Lack of information. Without detailed information on individual customers, accessible in real time, employees are shackled. If a customer calls with a problem, the phone representative can't respond quickly. The single phone call, possibly the only human interaction the customer has with the firm over the course of a year, represents a source of irritation for the customer, who must wait for a solution to his or her problem. It also represents a missed opportunity for the customer service representative to move from solving the problem to making the customer aware of other services.

Misaligned incentives. Jordanian company cultures and reward systems may emphasize sales over service, or servicing as many customers as possible rather than solving a customer's problem. Another problem is poor responsiveness by back-office staff, who often have different incentives from front-line employees.

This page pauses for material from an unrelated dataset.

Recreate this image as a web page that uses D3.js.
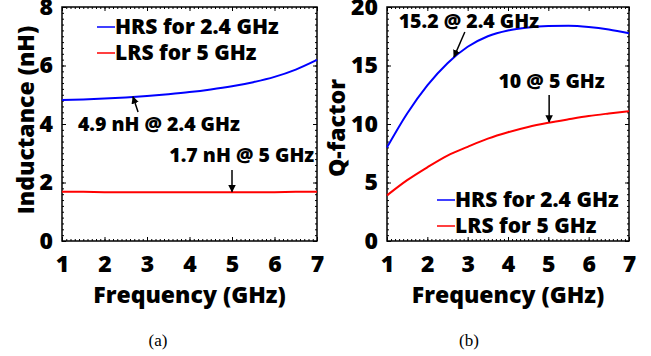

Poor communications. This applies both within the company and between employees and customers; in fact, the two are often linked. Management sends mixed signals about the brand promise or never articulates the standards designed to reinforce the promise. So employees feel isolated, confused, and improvise as best they can in turn jeopardizing their ability to deliver on the promise.

Connecting with customers
Jordanian managers can brilliantly position a brand to appeal to the most valuable customers today's and tomorrow's. They can identify those elements of the brand that drive customer choice. You can design a customer experience that should enhance those brand equity elements in all the interactions between customer and company. But if the entire business does not deliver on the brand promise made to customers, brand-building efforts go for naught. And because such an effort hinges on the commitment and capabilities of employees, companies must learn to unleash the full force of their human capital.

Developing employees into enthusiastic, knowledgeable brand ambassadors is not easy to do. It requires internal marketing that is as sophisticated as external marketing. It requires metrics that trace and quantify the linkages between customer-employee interactions and the brand promise. It requires a constant reassessment of employee skills and tools so that workers are equipped to anticipate changing customer priorities and how the brand must evolve in response.

Indeed, this approach to aligning human capital strategy with brand strategy has one overarching benefit: customer priorities end up driving the whole enterprise. The needs of key customers shape the brand promise, which in turn determines how the company invests in its human capital and what tasks employees do each day. At Nuqul Automotive, customers have suggested a majority of the car models that the company eventually has stocked. The main reason for any firm to deploy technology and other physical assets is to enable employees to deliver a customer experience that drives brand equity ever higher.

Human capital strategy and tactics are not usually included in most discussions about brand building. Clearly, however, brand-building activities need to be integrated into a company's overall business strategy in order to capture mindshare among customers, employees, and investors.The successful brand today is embedded in every aspect of the business design, starting with customer selection and moving right through to a company's organizational systems in particular, how employees interact with customers. This integrated approach ensures that the brand will be a powerful tool for achieving sustainable competitive advantage.

In the end, the Blue Fig imprint and the Fastlink tattoo represent more than the memory of a product transaction; they celebrate a cherished experience. Achieving that visceral connection between customer and company is the essence of a successful brand strategy.